Estraven is said to have made a taboo kemmering vow (love pledge) to his brother, Arek Harth rem ir Estraven, while they were both young. Convention required that they separate after they had produced a child together. Because of the first vow, a second vow Estraven made with Ashe Foreth, another partner, which was also broken before the events in Left Hand, is called a "false vow, a second vow". In contrast to Ai, Estraven is shown with both stereotypically masculine and feminine qualities, and is used to demonstrate that both are necessary for survival.

===Argaven===
Argaven Harge XV is the king of Karhide during the events of the novel. He is described both by his subjects and by Estraven as being "mad". He has sired seven children, but has yet to bear "an heir of the body, king son". During the novel he becomes pregnant but loses the child soon after it is born, triggering speculation as to which of his sired children will be named his heir. His behavior towards Ai is consistently paranoid; although he grants Ai an audience, he refuses to believe his story, and declines the offer to join the Ekumen. The tenure of his prime ministers tends to be short, with both Estraven and Tibe rising and falling from power during the two Gethenian years that the novel spans. Argaven eventually agrees to join the Ekumen due to the political fallout of Estraven's death and Ai's escape from Orgoreyn.

===Tibe===
Pemmer Harge rem ir Tibe is Argaven Harge's cousin. Tibe becomes the prime minister of Karhide when Estraven is exiled at the beginning of the novel, and becomes the regent for a brief while when Argaven is pregnant. In contrast to Estraven, he seems intent on starting a war with Orgoreyn over the Sinnoth Valley dispute; as well as taking aggressive actions at the border, he regularly makes belligerent speeches on the radio. He is strongly opposed to Ai's mission. He orders Estraven to be killed at the border at the end of the novel, as a last act of defiance, knowing that Estraven and Ai's presence in Karhide means his own downfall; he resigns immediately after Estraven's death.
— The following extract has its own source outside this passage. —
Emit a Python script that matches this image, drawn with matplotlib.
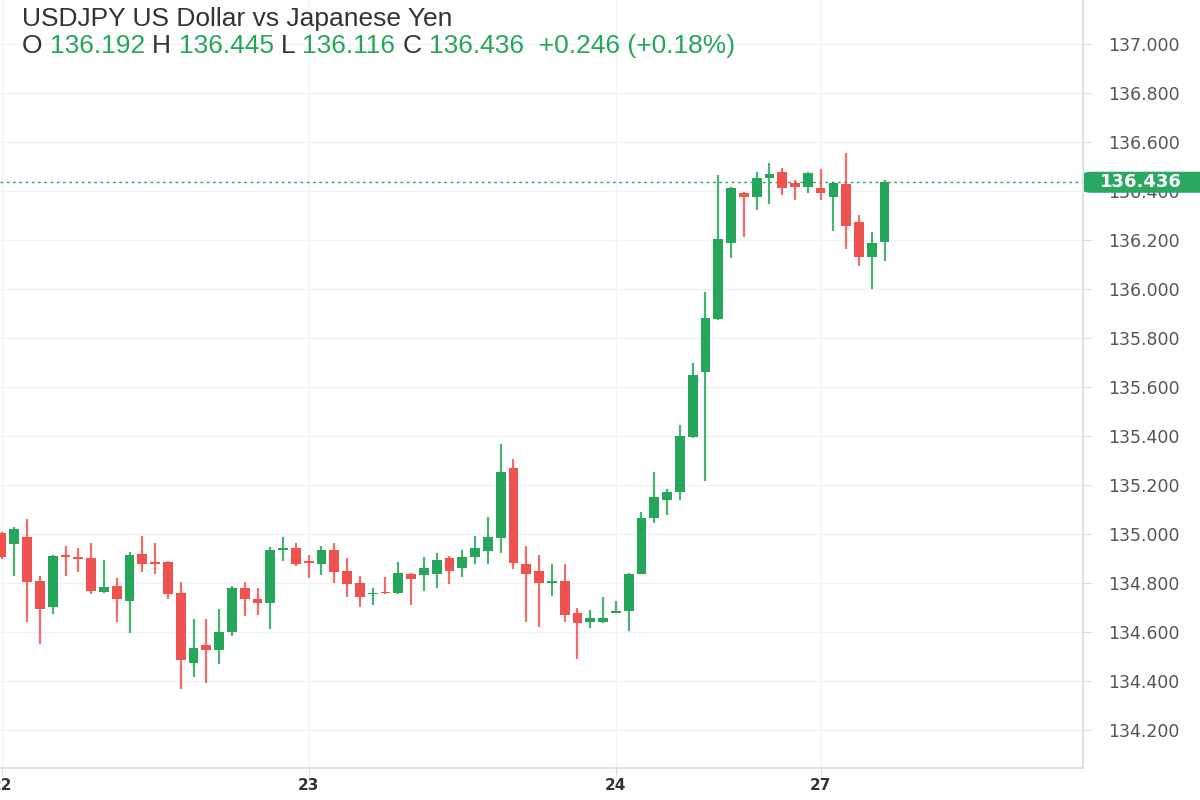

===Obsle, Yegey, and Shusgis===
Obsle, Yegey, and Shusgis are Commensals, three of the thirty-three councillors that rule Orgoreyn. Obsle and Yegey are members of the "Open Trade" faction, who wish to normalize relations with Karhide. Obsle is the commensal of the Sekeve District, and was once the head of the Orgota Naval Trade Commission in Erhenrang, where he became acquainted with Estraven. Estraven describes him as the nearest thing to an honest person among the politicians of Orgoreyn. Yegey is the commensal who first finds Estraven during his exile, and who gives Estraven a job and a place to live in Mishnory. Shusgis is the commensal who hosts Genly Ai after Ai's arrival in Mishnory, and is a member of the opposing faction, which supports the Sarf, the Orgota secret police. Although Obsle and Yegey support Ai's mission, they see him more as a means of increasing their own influence within the council; thus they eventually betray him to the Sarf, in order to save themselves. Their Open Trade faction takes control of the council after Ai's presence in Karhide becomes known at the end of the novel.

==Reception==
The Left Hand of Darkness has received highly positive critical responses since its publication. In 1970 it won both the Nebula Award, given by the Science Fiction Writers of America, and the Hugo Award, determined by science fiction fans. In 1987, science fiction news and trade journal Locus ranked it number two among "All-Time Best SF Novels", based on a poll of subscribers. (Note: In the 1987 poll, The Left Hand of Darkness ranked second to Frank Herbert's Dune (1965). In the 1975 version of the poll covering novels, Left Hand had ranked third behind Dune and Arthur C. Clarke's Childhood's End (1963).) The novel was also a personal milestone for Le Guin, with critics calling it her "first contribution to feminism". It was one of her most popular books for many years after its publication. By 2014, the novel had sold more than a million copies in English.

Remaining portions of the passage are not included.